To know that ever in the rear

A bridge for your retreat stands open.

This theory has borne me on,

Has given my whole career its color.

It is significant that to some of his contemporaries Bulow was known as “The Eel.” This earlier and more accurate conception of the Prince’s character presents a striking contrast to the rancorous, egocentric, bitter personality revealed in these volumes. The remarkable transformation may be attributed partly to the advance of senility, which in Bulow’s case manifested itself in a character change and only to a slight degree in the impairment of intellectual powers. This remarkable personality change was marked by the complete concentration of all interests in self, until in his memoirs Bulow appears to be the incarnation of egocentrism.

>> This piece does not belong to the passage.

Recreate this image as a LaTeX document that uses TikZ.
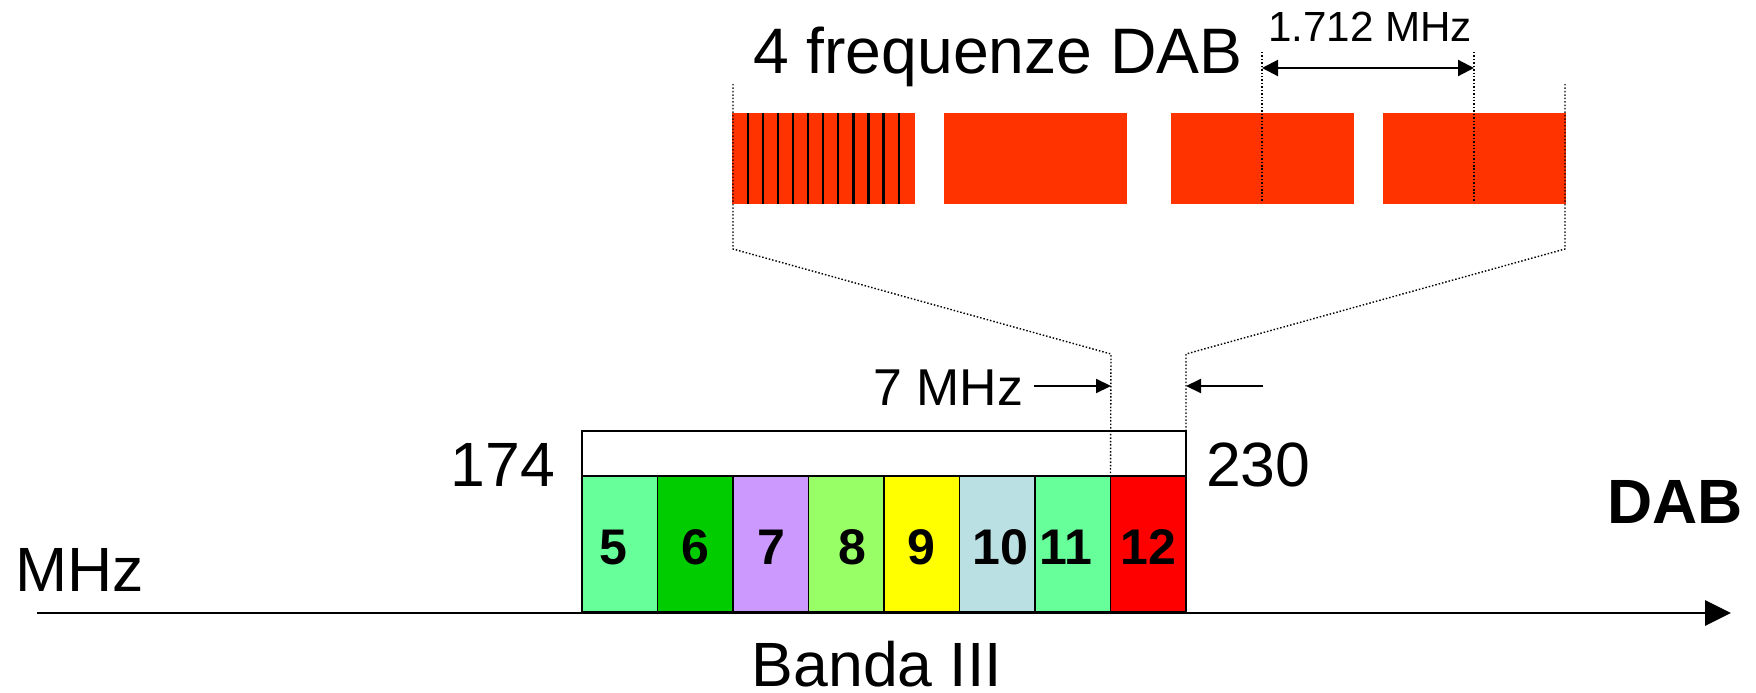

Hence the reproduction of all the congratulatory letters and telegrams from royalty and highly placed personages, the quotations from his purely formal speeches, and the repetition of the sycophantic praise of his admirers. Here one might remark: Not only the Kaiser, but also Biilow had his Byzantines!

This problem in character change is to be explained not only by senility but also, in part, by frustrated ambition which produced a complex in the aged man amounting almost to a psychosis. He was ambitious to occupy a place in the history of imperial Germany second only to that of its founder, Bismarck. In fact, throughout the volumes, in a thousand ways, he seeks to establish a parallel between his policies and those of Bismarck. Naturally he dwells upon the fact that both he and the Iron Chancellor suffered injustice at the hands of William II. He even points out that he resembled Bismarck in that he was unmusical! Bulow saw his place in German history jeopardized by the ill-fated War and the collapse of the Empire, which critics were prone to trace back, in part, to the mistakes of his regime. Hence the strenuous effort in these volumes to justify himself and his policies and thus to recover lost ground. If called to judge between the first and fourth Chancellors, one might well say that Bismarck’s ambition was to make Germany great through Bismarck, while Bulow’s was to make Biilow great through Germany.

Thwarted in his ambition for a place of glory in German history, Bulow was even less successful in realizing his consuming ambition to hold again the reins of power. He was disappointed and bitter because neither the Emperor nor his successor in the Chancellorship, Bethmann-Hollweg, ever sought his advice or counsel. He assures us that had he been Chancellor in 1914 he could have avoided the War. Another futile but interesting “if” of history. He accepted the post of ambassador to Rome in the early days of the War because he hoped to achieve a brilliant success that would bring him back in triumph to Berlin and the Chancellorship. For a moment his hopes of recovering power were revived by Beth-mann’s resignation, but again he suffered disappointment. Recent disclosures reveal the pitiful spectacle of this old man throwing overboard all his cherished principles and beliefs to enter into secret negotiations with the Social Democrats, hoping to return to power with their support in a revolutionary government. Thus for the sake of office would he have compromised with the party he had fought tooth and nail throughout his political career.

Bulow’s dominant character trait was noted by Bismarck when first he saw him as a boy in the company of his father. “The youngster appears ambitious,” was Bismarck’s comment. To this Billow’s father replied: “I regret that. I agree with the Moravians who sing: ‘From fatal greatness, God protect us.’ ” Bismarck reflected a moment, and then replied: “The good Moravians are right. What shall it profit a man to gain the whole world if he thereby loses his soul?”